Nicht nur muslimische Religionsgemeinschaften, sondern Synagogen und Kirchen, Polizei und Politik waren da, um ihre Solidarität zu bekunden. Kanzlerin Angela Merkel hatte sich nach dem Anschlag in Dresden mit dem Imam der Moschee und dessen Familie getroffen.
Für Sengü sei das Problem solcher Taten vor allem die selektive mediale Darstellung über Islam und Muslime. „Mit derartigen negativen Darstellungen verletzen sie unsere Würde“, sagt Sengü.
Das Dresdner Landgericht hatte den damals 30-Jährigen zu neun Jahren und acht Monaten Haft verurteilt. Die Schwurgerichtskammer sprach Nino K. des versuchten Mordes in vier Fällen, versuchter besonders schwerer Brandstiftung und Herbeiführens von Sprengstoffexplosionen schuldig.
„Es war keine Spontantat, sondern lange vorbereitet“, sagte zuvor Oberstaatsanwalt Riccardo Schultz. Er habe beim Anschlag gewusst, dass sich die vierköpfige Familie des Imams in der Wohnung hinter der Tür befand. Das Motiv sei Ausländer- und Islamfeindlichkeit. Nino K. hatte vor Gericht zugegeben, die Rohrbomben gebaut und gezündet zu haben.

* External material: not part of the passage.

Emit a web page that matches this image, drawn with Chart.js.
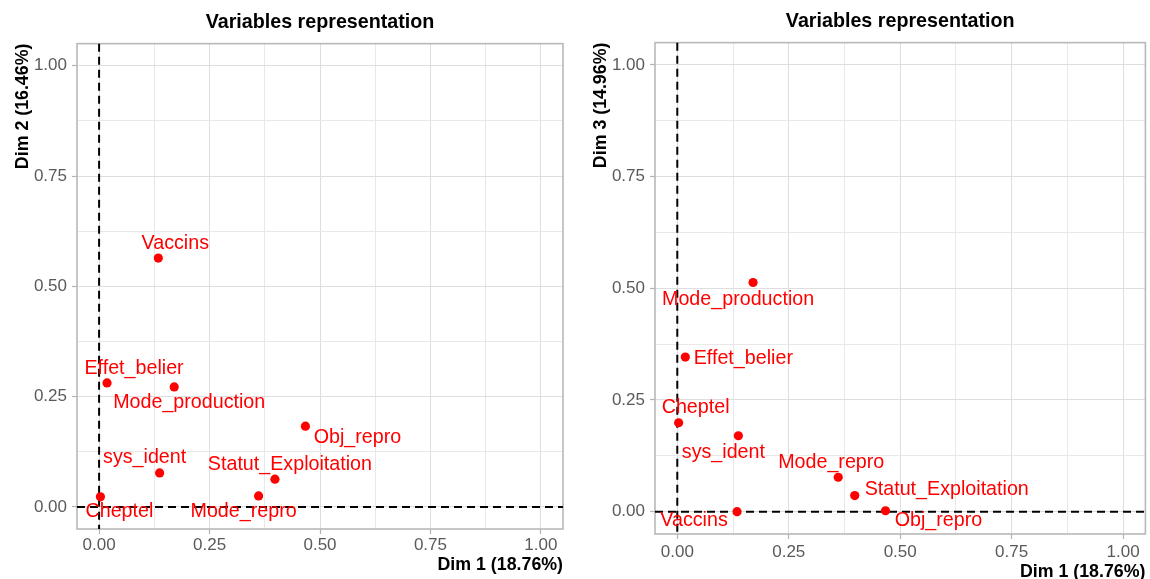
<!DOCTYPE html>
<html><head><meta charset="utf-8">
<script src="https://cdn.jsdelivr.net/npm/chart.js@4"></script>
<style>
html,body{margin:0;padding:0;background:#fff;overflow:hidden}
#wrap{position:relative;width:1150px;height:579px}
canvas{position:absolute;top:0}
</style></head><body>
<div id="wrap">
<canvas id="c1" width="575" height="579" style="left:0"></canvas>
<canvas id="c2" width="575" height="579" style="left:575px"></canvas>
</div>
<script>
// ---- data ----
const variables = ['Vaccins','Effet_belier','Mode_production','Obj_repro','sys_ident','Statut_Exploitation','Mode_repro','Cheptel'];
const dim1 = [0.134, 0.018, 0.170, 0.467, 0.137, 0.398, 0.361, 0.003];
const dim2 = [0.564, 0.281, 0.272, 0.183, 0.077, 0.063, 0.025, 0.023];
const dim3 = [0.000, 0.346, 0.513, 0.002, 0.170, 0.036, 0.077, 0.199];
const tickValues = [0, 0.25, 0.5, 0.75, 1];
const tickLabels = ['0.00', '0.25', '0.50', '0.75', '1.00'];
const chartTitle = 'Variables representation';
const xTitle = 'Dim 1 (18.76%)';
const yTitle12 = 'Dim 2 (16.46%)';
const yTitle13 = 'Dim 3 (14.96%)';

// ---- label placement (pixel offsets, style only) ----
const offsets12 = [[17,-15],[27,-14],[15,16],[52,11],[-15,-15],[15,-15],[-15,16],[19,15]];
const offsets13 = [[-43,9],[58,1],[-15,17],[53,10],[-15,17],[92,-6],[-7,-15],[17,-15]];

const FONT = '"Liberation Sans", Arial, sans-serif';
const isMajor = v => tickValues.some(t => Math.abs(t - v) < 1e-9);

const decor = {
  id: 'decor',
  beforeDatasetsDraw(chart) {
    const {ctx, chartArea: a, scales: {x, y}} = chart;
    ctx.save();
    ctx.strokeStyle = '#B8B8B8';
    ctx.lineWidth = 1.6;
    ctx.strokeRect(a.left, a.top, a.right - a.left, a.bottom - a.top);
    ctx.strokeStyle = '#000';
    ctx.lineWidth = 2;
    ctx.setLineDash([8, 5]);
    const x0 = x.getPixelForValue(0), y0 = y.getPixelForValue(0);
    ctx.beginPath(); ctx.moveTo(x0, a.top); ctx.lineTo(x0, a.bottom); ctx.stroke();
    ctx.beginPath(); ctx.moveTo(a.left, y0); ctx.lineTo(a.right, y0); ctx.stroke();
    ctx.restore();
  },
  afterDatasetsDraw(chart, args, opts) {
    const {ctx} = chart;
    const meta = chart.getDatasetMeta(0);
    ctx.save();
    ctx.fillStyle = '#FF0000';
    ctx.font = '19.7px ' + FONT;
    ctx.textAlign = 'center';
    ctx.textBaseline = 'middle';
    meta.data.forEach((pt, i) => {
      const o = opts.offsets[i];
      ctx.fillText(variables[i], pt.x + o[0], pt.y + o[1]);
    });
    ctx.restore();
  }
};

function makeChart(id, yVals, yTitle, cfg) {
  const pts = dim1.map((v, i) => ({x: v, y: yVals[i]}));
  const axisCommon = {
    type: 'linear', min: -0.05, max: 1.05,
    border: {display: false},
    grid: {
      color: c => (c.tick && isMajor(c.tick.value)) ? '#DEDEDE' : '#E8E8E8',
      lineWidth: 1,
      tickLength: 5,
      tickColor: c => (c.tick && isMajor(c.tick.value)) ? '#B3B3B3' : 'rgba(0,0,0,0)',
      tickWidth: 1.2
    },
  };
  const tickCommon = {
    stepSize: 0.125, includeBounds: false, autoSkip: false, maxRotation: 0,
    color: '#5A5A5A', font: {family: FONT, size: 17},
    callback: v => { const i = tickValues.findIndex(t => Math.abs(t - v) < 1e-9); return i >= 0 ? tickLabels[i] : ''; }
  };
  return new Chart(document.getElementById(id), {
    type: 'scatter',
    data: {datasets: [{data: pts, backgroundColor: '#FF0000', borderWidth: 0, pointRadius: 4.6}]},
    options: {
      responsive: false, animation: false,
      layout: {padding: {left: 0, right: cfg.padRight, top: 0, bottom: 0}},
      plugins: {
        legend: {display: false}, tooltip: {enabled: false},
        title: {display: true, text: chartTitle, fullSize: false, color: '#000',
          font: {family: FONT, size: 19.7, weight: 'bold'}, padding: {top: cfg.titleTop, bottom: 9}},
        decor: {offsets: cfg.offsets}
      },
      scales: {
        x: Object.assign({}, axisCommon, {
          position: 'bottom',
          ticks: Object.assign({}, tickCommon, {padding: cfg.xTickPad}),
          title: {display: true, text: xTitle, align: 'end', color: '#000',
            font: {family: FONT, size: 17.8, weight: 'bold'}, padding: {top: 0, bottom: cfg.xTitlePad}},
          afterFit: s => { s.height = cfg.xHeight; }
        }),
        y: Object.assign({}, axisCommon, {
          position: 'left',
          ticks: Object.assign({}, tickCommon, {padding: 5}),
          title: {display: true, text: yTitle, align: 'end', color: '#000',
            font: {family: FONT, size: 17.8, weight: 'bold'}, padding: {top: cfg.yTitlePad, bottom: 0}},
          afterFit: s => { s.width = cfg.yWidth; }
        })
      }
    },
    plugins: [decor]
  });
}

makeChart('c1', dim2, yTitle12, {padRight: 12, titleTop: 11, xHeight: 50, yWidth: 77, xTitlePad: 3, xTickPad: 1, yTitlePad: 12, offsets: offsets12});
makeChart('c2', dim3, yTitle13, {padRight: 4, titleTop: 10, xHeight: 45, yWidth: 80, xTitlePad: -3.5, xTickPad: 3, yTitlePad: 15, offsets: offsets13});
</script>
</body></html>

„Wir sind eine sehr offene Gemeinde und sind ständig im Gespräch mit unserem Umfeld. Die Beziehungen zu anderen sind durchweg positiv“, erklärt Ramazan Yıldırım, Vorstandsvorsitzender der Moschee gegenüber IslamiQ. Yıldırım ist seit über 15 Jahren Vorstandsmitglied, und seit kurzem Vorstandsvorsitzender. „Daher ist der Anschlag nur sehr schwer zu verkraften“, sagt er weiter. Die Gemeinde habe die Tat ziemlich gut wegstecken können, auch wenn manchmal über die Tat geredet werde. Moscheeangriffe kämen so oft vor, dass sie ihre Gewichtigkeit verlieren.

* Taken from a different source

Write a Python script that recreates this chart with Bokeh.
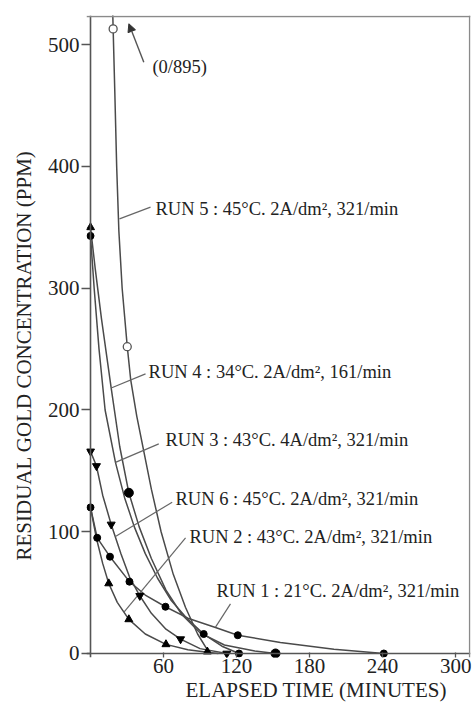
from bokeh.plotting import figure
from bokeh.models import Range1d, FixedTicker, Span, Title, Arrow, NormalHead, ColumnDataSource
from bokeh.embed import file_html
from bokeh.resources import INLINE
from bokeh.core.properties import value

# ---------------- data ----------------
x_ticks = [60, 120, 180, 240, 300]
y_ticks = [0, 100, 200, 300, 400, 500]

# RUN 1 : 21°C
run1_curve_t = [0, 5.5, 16, 32, 45, 61.6, 80, 102.7, 121, 156, 200, 241]
run1_curve_c = [120, 95, 79.5, 59, 48, 38.4, 29, 21.4, 15, 9, 3.5, 0]
run1_mark_t = [0, 5.5, 16, 32, 61.6, 121, 241]
run1_mark_c = [120, 95, 79.5, 59, 38.4, 15, 0]

# RUN 2 : 43°C 2A
run2_curve_t = [0, 5, 10, 15, 22, 31.5, 45, 62, 80, 96, 105]
run2_curve_c = [120, 94, 74, 57.5, 42, 28, 16, 7.5, 3, 1, 0]
run2_mark_t = [15, 31.5, 62, 96]
run2_mark_c = [57.5, 28, 7.5, 1.5]

# RUN 3 : 43°C 4A
run3_curve_t = [0, 3, 7, 12, 20.5, 28, 36, 45, 55, 66, 80, 93, 108, 122]
run3_curve_c = [343, 300, 250, 200, 157, 128, 104, 82, 62, 44, 28, 16, 6, 0]
run3_mark_t = [0, 93, 122]
run3_mark_c = [343, 16, 0]

# RUN 4 : 34°C 16 l/min
run4_curve_t = [0, 4, 9, 17, 24, 31.5, 40, 50, 62, 75, 90, 110, 135, 152]
run4_curve_c = [350, 315, 275, 218, 170, 132, 104, 78, 52, 32, 17, 7, 2, 0]
run4_mark_t = [0]
run4_mark_c = [350]
run4_big_t = [31.5, 152]
run4_big_c = [132, 0]

# RUN 5 : 45°C (starts at 895 ppm, off scale)
run5_curve_t = [17.9, 18.6, 20, 21.5, 23.3, 26, 30.2, 33, 38, 43.8, 50, 58, 68, 78, 88, 96, 100]
run5_curve_c = [540, 513, 460, 400, 347, 300, 252, 225, 195, 166, 135, 100, 65, 38, 16, 3, 0]
run5_mark_t = [18.6, 30.2]
run5_mark_c = [513, 252]

# RUN 6 : 45°C 2A
run6_curve_t = [0, 4.9, 10, 17, 25, 32, 40.5, 50, 62, 74, 90, 112]
run6_curve_c = [166, 154, 130, 106, 82, 63, 47.4, 33, 20, 11.8, 4, 0]
run6_mark_t = [0, 4.9, 17, 40.5, 74, 112]
run6_mark_c = [166, 154, 106, 47.4, 11.8, 0]

label_texts = [
    "RUN 5 : 45°C. 2A/dm², 321/min",
    "RUN 4 : 34°C. 2A/dm², 161/min",
    "RUN 3 : 43°C. 4A/dm², 321/min",
    "RUN 6 : 45°C. 2A/dm², 321/min",
    "RUN 2 : 43°C. 2A/dm², 321/min",
    "RUN 1 : 21°C. 2A/dm², 321/min",
    "(0/895)",
]
label_t = [53.4, 47.7, 61.6, 69.8, 81.3, 103.5, 50.9]
label_c = [364.7, 231.0, 175.5, 127.0, 95.5, 51.7, 481.6]

leader_t0 = [23.8, 17.0, 20.5, 20.5, 27.5, 102.7]
leader_c0 = [357, 218, 157, 96, 34, 21.6]
leader_t1 = [49.3, 45.2, 56.1, 67.1, 78.1, 115.0]
leader_c1 = [366.6, 229.7, 172.2, 124.3, 95.0, 40.8]

arrow_from = (43.8, 485.6)
arrow_to = (31.5, 517.2)

x_title = "ELAPSED TIME (MINUTES)"
y_title = "RESIDUAL GOLD CONCENTRATION (PPM)"

# ---------------- figure ----------------
FONT = "Liberation Serif"
LINE = "#4a4a4a"

p = figure(width=472, height=705, output_backend="svg", toolbar_location=None,
           x_range=Range1d(-3.29, 312.2), y_range=Range1d(-3.29, 524.0),
           min_border_left=86, min_border_right=2, min_border_top=15, min_border_bottom=48)
p.outline_line_color = None
p.grid.visible = False
p.background_fill_color = "white"

for ax in (p.xaxis, p.yaxis):
    ax.axis_line_color = None
    ax.major_tick_line_color = "#555555"
    ax.major_tick_line_width = 1.3
    ax.minor_tick_line_color = None
    ax.major_label_text_font = FONT
    ax.major_label_text_font_size = "21px"
    ax.major_label_text_color = "#222222"

p.xaxis.ticker = FixedTicker(ticks=x_ticks)
p.yaxis.ticker = FixedTicker(ticks=y_ticks)
p.yaxis.major_tick_out = 5
p.yaxis.major_tick_in = 4
p.yaxis.major_label_standoff = 2
p.xaxis.major_tick_out = 0
p.xaxis.major_tick_in = 5
p.xaxis.major_label_standoff = 1

# axis titles as side titles (allow offsets like the reference)
p.add_layout(Title(text=y_title, align="left", offset=97, standoff=18,
                   text_font=FONT, text_font_size="21px", text_font_style="normal",
                   text_color="#222222"), "left")
p.add_layout(Title(text=x_title, align="left", offset=99, standoff=0,
                   text_font=FONT, text_font_size="21px", text_font_style="normal",
                   text_color="#222222"), "below")

# axis lines at 0 and frame border (top / right)
p.add_layout(Span(location=0, dimension="height", line_color="#555555", line_width=1.6))
p.add_layout(Span(location=0, dimension="width", line_color="#555555", line_width=1.6))
p.add_layout(Span(location=523.2, dimension="width", line_color="#8a8a8a", line_width=1.5))
p.add_layout(Span(location=311.5, dimension="height", line_color="#8a8a8a", line_width=1.5))

# curves
for tt, cc in [(run1_curve_t, run1_curve_c), (run2_curve_t, run2_curve_c),
               (run3_curve_t, run3_curve_c), (run4_curve_t, run4_curve_c),
               (run5_curve_t, run5_curve_c), (run6_curve_t, run6_curve_c)]:
    p.line(tt, cc, line_color=LINE, line_width=1.5)

# leaders
p.segment(leader_t0, leader_c0, leader_t1, leader_c1, line_color="#666666", line_width=1.2)
p.add_layout(Arrow(end=NormalHead(size=8, fill_color="#333333", line_color="#333333"),
                   x_start=arrow_from[0], y_start=arrow_from[1],
                   x_end=arrow_to[0], y_end=arrow_to[1],
                   line_color="#555555", line_width=1.4))

# markers
p.scatter(run1_mark_t, run1_mark_c, marker="circle", size=7, color="black")
p.scatter(run3_mark_t, run3_mark_c, marker="circle", size=7, color="black")
p.scatter(run4_mark_t, run4_mark_c, marker="triangle", size=8, color="black")
p.scatter(run4_big_t, run4_big_c, marker="circle", size=9, color="black")
p.scatter(run2_mark_t, run2_mark_c, marker="triangle", size=8, color="black")
p.scatter(run6_mark_t, run6_mark_c, marker="inverted_triangle", size=8, color="black")
p.scatter(run5_mark_t, run5_mark_c, marker="circle", size=8, fill_color="white",
          line_color="#555555", line_width=1.3)

# labels
src = ColumnDataSource(dict(x=label_t, y=label_c, text=label_texts))
p.text(x="x", y="y", text="text", source=src, text_font=value(FONT),
       text_font_size=value("18.5px"), text_baseline="middle", text_align="left",
       text_color="#222222")

open("out.html", "w").write(file_html(p, INLINE))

Lobenswert sei die Reaktion der Polizei nach dem Anschlag gewesen. So kam auch der Polizeipräsident von Dresden, um seine Solidarität zu bekunden und zu helfen. Viele Reporter, seien es nationale Sender oder internationale, seien vor Ort gewesen. Der Vorfall hätte weltweit Schlagzeilen gemacht.
Mittlerweile sei man im ständigen Gespräch mit den Sicherheitsbehörden. „Jeden Tag kommt die Polizei vorbei und hält Ausschau. Vor allem bei Freitagsgebeten ist die Polizei immer vor Ort. Das gibt uns natürlich ein Gefühl der Sicherheit“, erklärt Yıldırım weiter.

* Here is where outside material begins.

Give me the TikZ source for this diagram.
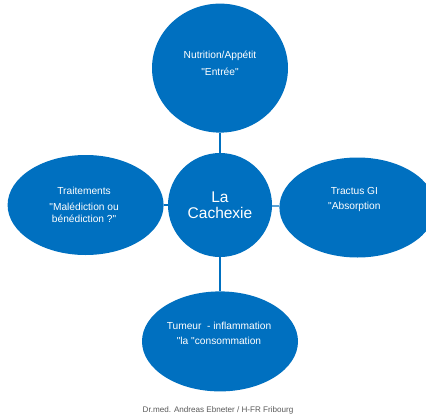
\documentclass[tikz,border=0pt]{standalone}
\usepackage{fontspec}
\setmainfont{Liberation Sans}[Ligatures=TeXOff]
\usetikzlibrary{positioning,shapes.geometric}
\definecolor{cachblue}{RGB}{0,112,192}
\definecolor{creditgray}{RGB}{89,89,89}

\begin{document}
\begin{tikzpicture}[x=1pt, y=-1pt,
  bubble/.style={ellipse, fill=cachblue, inner sep=0pt, minimum width=156pt, minimum height=100pt},
  bubbletext/.style={text=white, align=center, font=\fontsize{10.2}{12}\selectfont},
  link/.style={draw=cachblue, line width=1.3pt}]
\useasboundingbox (0,0) rectangle (426,418);
% hub
\node[circle, fill=cachblue, minimum size=104pt, inner sep=0pt, text=white, align=center,
  font=\fontsize{15.5}{16.5}\selectfont] (cachexie) at (220,205) {La\\Cachexie};
% the four satellites
\node[bubble, above=20pt of cachexie, minimum width=136pt, minimum height=129pt] (nutri) {};
\node[bubble, left=4pt of cachexie] (traite) {};
\node[bubble, right=7pt of cachexie, yshift=-2.5pt] (tractus) {};
\node[bubble, below=34pt of cachexie] (tumeur) {};
\node[bubbletext] (nutri-txt) at ([yshift=5pt]nutri.center) {Nutrition/Appétit\\[5.5pt]"Entrée"};
\node[bubbletext] (traite-txt) at ([xshift=-1.5pt]traite.center) {Traitements\\[3.3pt]"Malédiction ou\\bénédiction ?"};
\node[bubbletext] (tractus-txt) at ([xshift=-3pt,yshift=8pt]tractus.center) {Tractus GI\\[3pt]"Absorption};
\node[bubbletext] (tumeur-txt) at ([xshift=-1pt,yshift=8.5pt]tumeur.center) {Tumeur\ \ - inflammation\\[3pt]"la "consommation};
\draw[link] (nutri) -- (cachexie);
\draw[link] (traite) -- (cachexie);
\draw[link] (tractus) -- (cachexie);
\draw[link] (tumeur) -- (cachexie);
% footer
\node[font=\fontsize{8.1}{10}\selectfont, text=creditgray] (credit) at (218,410) {Dr.med. Andreas Ebneter / H-FR Fribourg};
\end{tikzpicture}
\end{document}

Der neue Imam der Gemeinde, Baki Akdağ, erklärt, dass Ängste in der Gemeinde teils bei Eltern vorkämen. An Wochenenden seien viele Kinder in der Moschee. „Letztes Jahr hatte es erneut einen Angriff auf unsere Moschee gegeben, bei dem die Fensterscheibe mit einem Stein eingeschlagen wurde. Das hatte dann nochmals für eine mulmige Stimmung gesorgt“, erklärt Imam Akdağ.
Die Stimmung habe sich aber durchweg positiv entwickelt. Sicherheitsbehörden und Regierung gingen konzentriert gegen Rassismus und Rechtsextremismus vor. Das sorge ebenfalls für ein Gefühl von Sicherheit.